What this task involves - Leave out the pictures and set down exactly the lines from the start of the listing through the one with "bottom += shares[i]", both included.

::::::

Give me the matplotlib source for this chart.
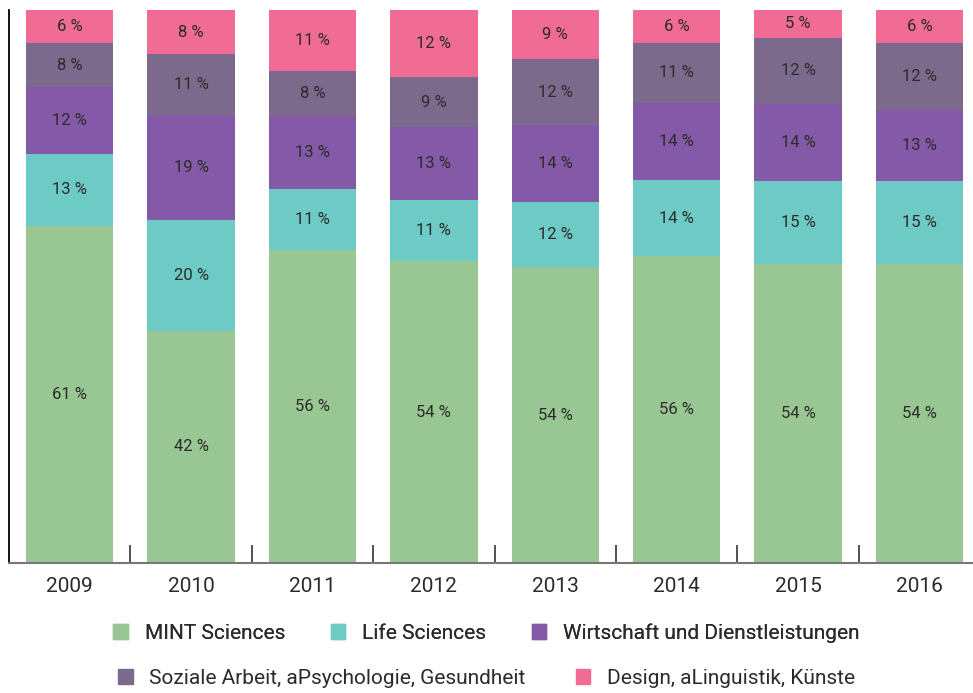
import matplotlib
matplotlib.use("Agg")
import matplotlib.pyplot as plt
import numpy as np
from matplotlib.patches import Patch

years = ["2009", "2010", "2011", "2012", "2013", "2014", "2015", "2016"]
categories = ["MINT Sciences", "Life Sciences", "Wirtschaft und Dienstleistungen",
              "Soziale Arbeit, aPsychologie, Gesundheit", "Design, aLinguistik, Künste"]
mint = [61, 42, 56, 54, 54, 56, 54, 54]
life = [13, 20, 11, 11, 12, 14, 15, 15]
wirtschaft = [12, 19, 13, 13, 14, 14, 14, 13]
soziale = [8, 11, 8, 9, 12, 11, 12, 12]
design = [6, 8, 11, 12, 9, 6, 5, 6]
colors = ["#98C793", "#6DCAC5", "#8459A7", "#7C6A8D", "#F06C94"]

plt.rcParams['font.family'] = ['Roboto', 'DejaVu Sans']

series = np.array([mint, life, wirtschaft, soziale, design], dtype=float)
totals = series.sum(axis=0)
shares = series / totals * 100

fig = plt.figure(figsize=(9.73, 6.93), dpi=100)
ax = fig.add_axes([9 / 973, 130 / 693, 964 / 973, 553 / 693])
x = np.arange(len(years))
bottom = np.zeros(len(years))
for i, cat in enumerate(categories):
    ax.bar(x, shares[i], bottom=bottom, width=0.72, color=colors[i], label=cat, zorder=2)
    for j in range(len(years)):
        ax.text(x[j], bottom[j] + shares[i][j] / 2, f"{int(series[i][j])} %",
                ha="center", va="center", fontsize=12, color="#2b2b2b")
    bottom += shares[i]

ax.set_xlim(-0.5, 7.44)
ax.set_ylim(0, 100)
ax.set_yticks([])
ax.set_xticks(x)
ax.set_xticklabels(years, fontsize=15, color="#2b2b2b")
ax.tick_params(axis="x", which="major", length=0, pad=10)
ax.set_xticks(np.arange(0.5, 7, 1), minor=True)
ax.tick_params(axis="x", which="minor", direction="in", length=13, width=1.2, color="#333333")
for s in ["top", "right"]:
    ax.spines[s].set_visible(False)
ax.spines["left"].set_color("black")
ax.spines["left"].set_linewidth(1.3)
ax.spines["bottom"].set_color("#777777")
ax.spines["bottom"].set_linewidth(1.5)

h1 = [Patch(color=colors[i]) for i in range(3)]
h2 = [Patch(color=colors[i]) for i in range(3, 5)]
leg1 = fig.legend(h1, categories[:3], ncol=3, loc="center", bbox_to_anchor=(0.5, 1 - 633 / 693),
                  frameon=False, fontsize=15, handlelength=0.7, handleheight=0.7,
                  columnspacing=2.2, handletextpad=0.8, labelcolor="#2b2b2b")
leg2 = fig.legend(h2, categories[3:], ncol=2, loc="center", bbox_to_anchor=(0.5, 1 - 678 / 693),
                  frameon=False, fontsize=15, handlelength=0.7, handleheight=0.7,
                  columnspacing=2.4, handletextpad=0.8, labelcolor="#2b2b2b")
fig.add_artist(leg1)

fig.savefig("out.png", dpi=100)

::::::

Worked solution -
Give me the matplotlib source for this chart.
import matplotlib
matplotlib.use("Agg")
import matplotlib.pyplot as plt
import numpy as np
from matplotlib.patches import Patch

years = ["2009", "2010", "2011", "2012", "2013", "2014", "2015", "2016"]
categories = ["MINT Sciences", "Life Sciences", "Wirtschaft und Dienstleistungen",
              "Soziale Arbeit, aPsychologie, Gesundheit", "Design, aLinguistik, Künste"]
mint = [61, 42, 56, 54, 54, 56, 54, 54]
life = [13, 20, 11, 11, 12, 14, 15, 15]
wirtschaft = [12, 19, 13, 13, 14, 14, 14, 13]
soziale = [8, 11, 8, 9, 12, 11, 12, 12]
design = [6, 8, 11, 12, 9, 6, 5, 6]
colors = ["#98C793", "#6DCAC5", "#8459A7", "#7C6A8D", "#F06C94"]

plt.rcParams['font.family'] = ['Roboto', 'DejaVu Sans']

series = np.array([mint, life, wirtschaft, soziale, design], dtype=float)
totals = series.sum(axis=0)
shares = series / totals * 100

fig = plt.figure(figsize=(9.73, 6.93), dpi=100)
ax = fig.add_axes([9 / 973, 130 / 693, 964 / 973, 553 / 693])
x = np.arange(len(years))
bottom = np.zeros(len(years))
for i, cat in enumerate(categories):
    ax.bar(x, shares[i], bottom=bottom, width=0.72, color=colors[i], label=cat, zorder=2)
    for j in range(len(years)):
        ax.text(x[j], bottom[j] + shares[i][j] / 2, f"{int(series[i][j])} %",
                ha="center", va="center", fontsize=12, color="#2b2b2b")
    bottom += shares[i]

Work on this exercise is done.